Prior to our departure, the border patrol canvassed the same dirt road our group would later drive–and hike. After assuring the area contained no illegal immigrants, visitors then loaded into a van, and it was flanked by a border patrol and rangers in vehicles who were armed with M-16’s. These are heavy duty guns, used in Vietnam. But this is serious business, and what makes it particularly dramatic is that we weren’t exploring sections of some country that bears us ill will, rather we were exploring one of our own national parks.

“You’ve hit on the reasons,” said Baiza, “when I asked him what would happen if marijuana were legalized and if illegal immigrants were offered work passes. “That’s at the root of our problem, and we hope the fence we’ve just constructed will take care of part of the problem.”

Endangered pup fish

Endangered pup fish

The fence Baiza is referring to now runs along the southern border of Organ Pipe. It parallels Highway Two that also runs parallel to the Organ Pipe border but on the Mexican side. Previously, drug dealers could drive into the park in four-wheel drive vehicles and, then, because the park is so remote, they could easily drive on, thereby conducting their own illegal activities but also leaving tracks in the desert that will require centuries to heal. Baiza hopes the fence will solve part of that problem, and points out that the upright fence posts are sunk deep into the ground and are so close together that a vehicle can not enter. But that doesn’t stop foot traffic, and that’s a problem Baiza hopes will be controlled with increased surveillance. Presently, thousands of illegal use some part of this 30-mile long border each year to gain access into the United States.

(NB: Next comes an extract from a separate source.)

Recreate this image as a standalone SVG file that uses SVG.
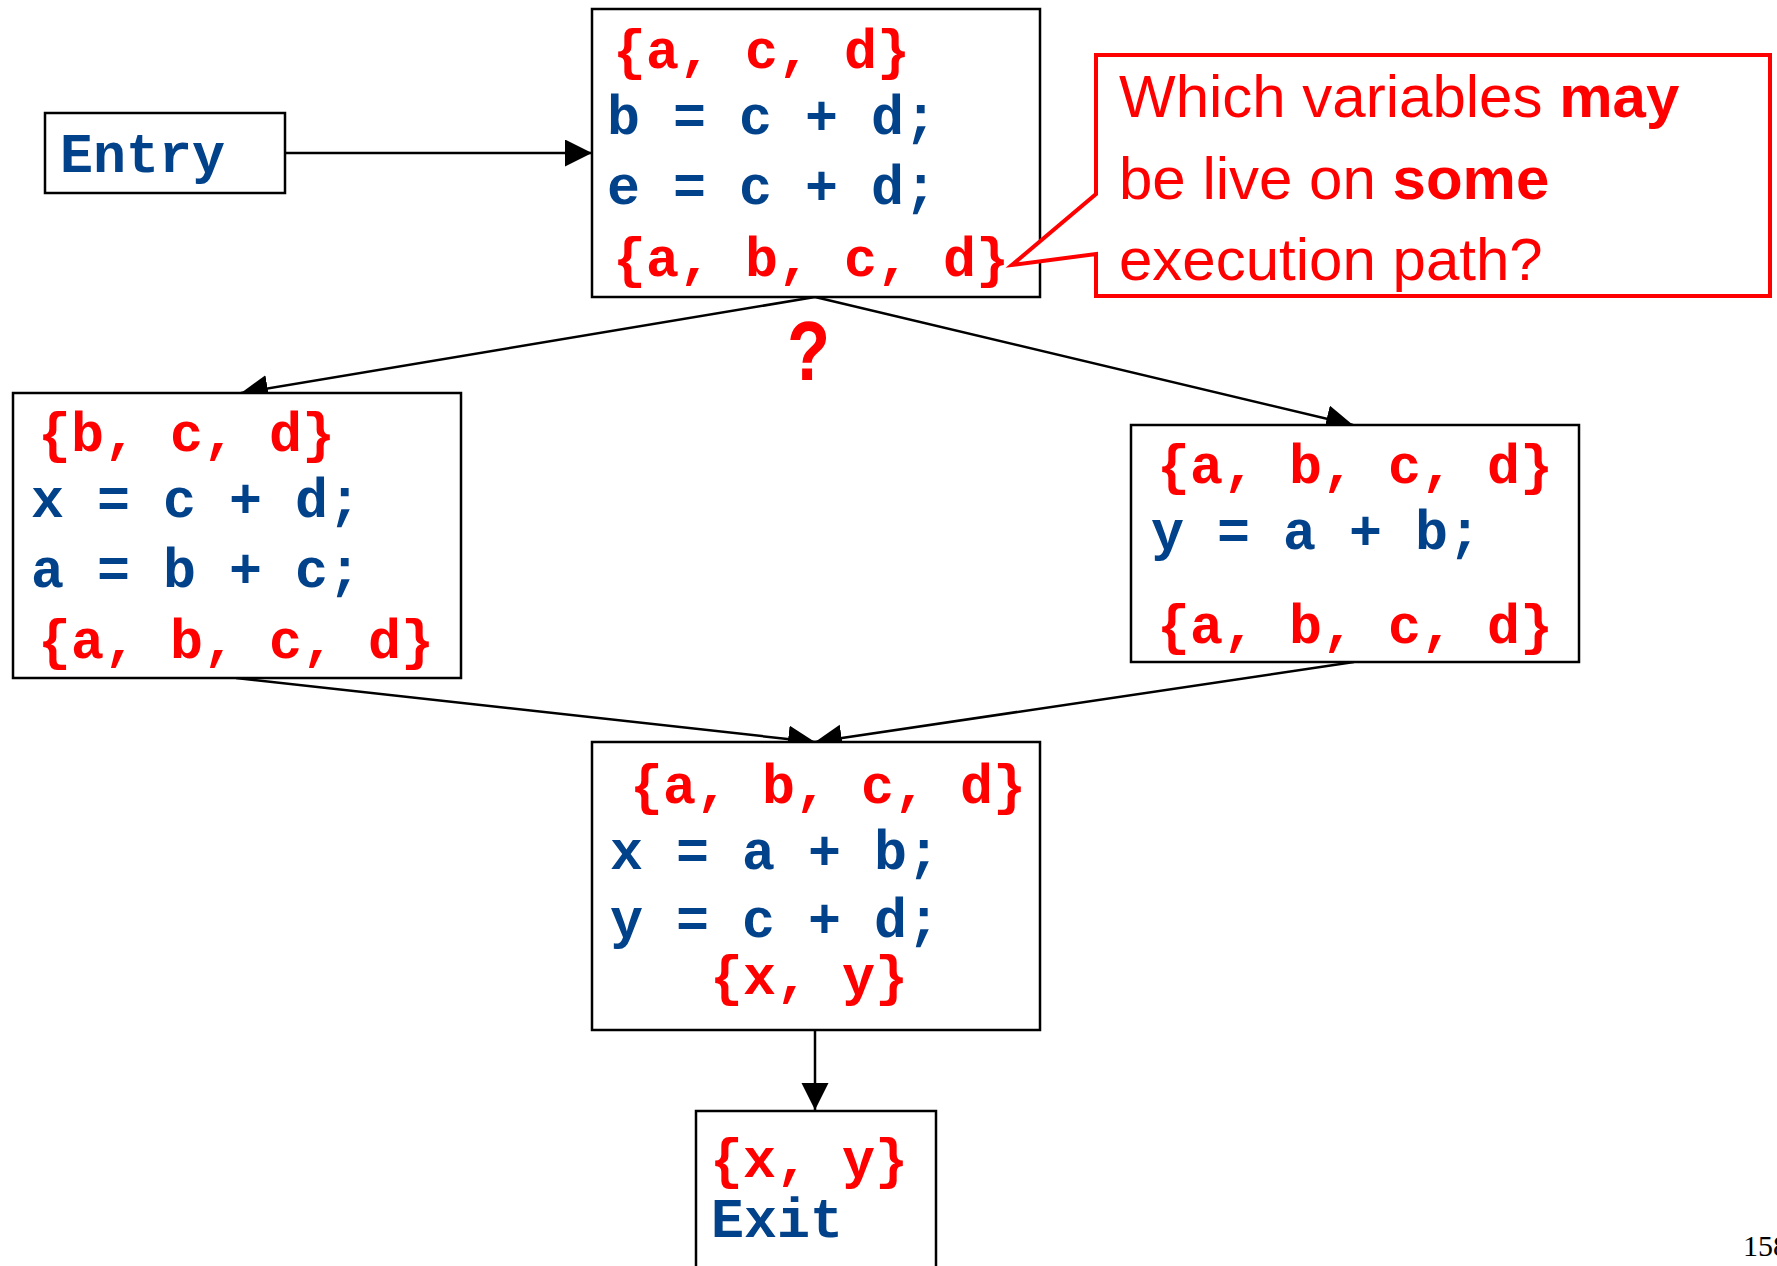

Baiza says that he doesn’t know what the future holds, though he is doubtful if visitors will ever be able to make private trips to Quitobaquito as they could prior to 2002, the year drug pushers killed Chris Eggle.

WHAT DOES FUTURE HOLD?

But whatever the future holds, Quitobaquito is certainly worth a visit in whatever manner is deemed necessary. Not only does it contain the beautiful springs, but it also contains the Senita, a cousin to the organ pipe that has unique characteristics and grows nowhere else in the United States except in Organ Pipe.

Ocotillo added to day's beauty

Ocotillo added to day's beauty

The area also contains all the other beautiful examples of the Sonoran Desert, and when we visited, Ocotillo was blooming in profusion. Like all else at Quitobaquito it gladdened our day, and made us appreciative of all the National Park Service is doing to protect the resource and make available those resources to us visitors.

We recommend the trip and believe anyone who has faith in what is probably an overkill of protection, take in the half day adventure–and then write your representatives and let them know you support the park’s efforts. Tell them you hope they will continue to provide the funding necessary to help resolve this national disgrace. Tell them drug lords and illegal immigrants should not dictate visitor access to national treasures.



2 Responses to “Why An Armed Escort into Organ Pipe National Monument?”

  1. Tim Van Buren Says:

    Very interesting post.

    When you asked about legalized marijuana and the availability of work permits, were you wondering if the park’s problems would go away if these changes occurred?

    Being a fish head, I would have liked to have gotten a closer look at those pupfish. I bet that Quitobaquito is a very interesting landscape.

    Did you add any new birds to your list?

  2. Chuck Stanger Says:

    While I appreciate the need for the “Nanny State” to protect us from every possible danger I miss the time when we were allowed to accept some danger if we so chose. I suppose we can blame it on the cowardice of bureaucrats who love their jobs and fear losing them if anything happens on their watch as well as our lawsuit crazy society. Why can’t I sign a release form saying I’m an adult, accept the dangers and be allowed to visit the American places I enjoyed seeing 30 years ago? We are allowing ourselves to become a nation of cowards, unable to deal with a world containing some dangers. Whatever happened to “Land of the free, home of the brave”? Let’s grow up. Would Kris Eggle have wanted us to stop going to a beautiful place because some bad people sometimes pass through the area? I think not. Let’s not let the bad guys win.